Em reiteradas iniciativas também tentou inviabilizar os jornais: “vou falar para o empresariado que (…) esses jornais, Revista Época, Folha de S. Paulo, não anunciem lá, jornal que mente o tempo todo, trabalha contra o governo, e se o governo dá errado toda a economia brasileira vai sofrer”. Além de pregar ostensivamente boicotes dos anunciantes, Bolsonaro editou a MP 892 que desobrigava a publicação de balanços de empresas em jornais, cerca de 40% do faturamento dos veículos. A tentativa de asfixiar financeiramente os jornais caducou no Congresso sem nem sequer ser apreciada, em dezembro de 2019. Bolsonaro também mandou cancelar assinaturas da “Folha de S. Paulo” no governo e excluir o mesmo jornal de licitações federais.
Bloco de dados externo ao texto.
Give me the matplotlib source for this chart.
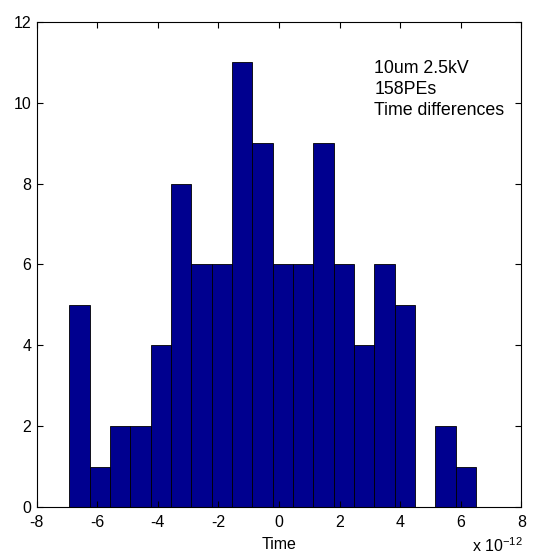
import matplotlib.pyplot as plt
import numpy as np

plt.rcParams['font.family'] = ['Liberation Sans', 'DejaVu Sans']
plt.rcParams['axes.unicode_minus'] = False

# histogram of time differences (x in units of 1e-12)
counts = [5, 1, 2, 2, 4, 8, 6, 6, 11, 9, 6, 6, 9, 6, 4, 6, 5, 0, 2, 1]
t_min = -6.93
t_max = 6.50
xticks = [-8, -6, -4, -2, 0, 2, 4, 6, 8]
yticks = [0, 2, 4, 6, 8, 10, 12]
note = "10um 2.5kV\n158PEs\nTime differences"

edges = np.linspace(t_min, t_max, len(counts) + 1)
width = edges[1] - edges[0]

fig = plt.figure(figsize=(5.33, 5.59), dpi=100)
ax = fig.add_axes([0.069, 0.093, 0.909, 0.868])

ax.bar(edges[:-1], counts, width, align='edge', color='#00008f',
       edgecolor='black', linewidth=0.6)

ax.set_xlim(-8, 8)
ax.set_ylim(0, 12)
ax.set_xticks(xticks)
ax.set_yticks(yticks)
ax.tick_params(direction='in', top=True, right=True, labelsize=11.5,
               length=4, width=0.8)
ax.tick_params(axis='x', pad=6)
ax.tick_params(axis='y', pad=4)
ax.set_xlabel("Time", fontsize=11.5, labelpad=5)

ax.text(3.15, 11.05, note, fontsize=12.8, va='top', ha='left', linespacing=1.3)
fig.text(0.886, 0.008, r"x 10$^{\mathregular{-12}}$", fontsize=11.5,
         ha='left', va='bottom')

fig.savefig("out.png", dpi=100)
A liberdade de expressão e a imprensa são alvos recorrentes da inegável sanha fascista da atual gestão. Mesmo tendo errado no episódio Lary Rother, o governo do ex-presidente Lula não ficou marcado por hostilidades aos profissionais de imprensa. Falo com a isenção de quem, nos nostálgicos tempos de reportagem, foi o primeiro a denunciar o ministro dos Transportes de Lula por corrupção, Anderson Adauto, já no primeiro mês da gestão petista. Também como autor de uma série de reportagens denunciando irregularidades do ex-presidente do Banco Central, Henrique Meirelles, que foi blindado com o foro privilegiado, e de matérias contra a própria Polícia Federal. Nunca fui ameaçado, xingado, intimidado ou mesmo processado. Também não o fizeram tucanos quando denunciei o vice do PMDB de José Serra, Henrique Eduardo Alves por corrupção. Eis a democracia, nada além, nada aquém.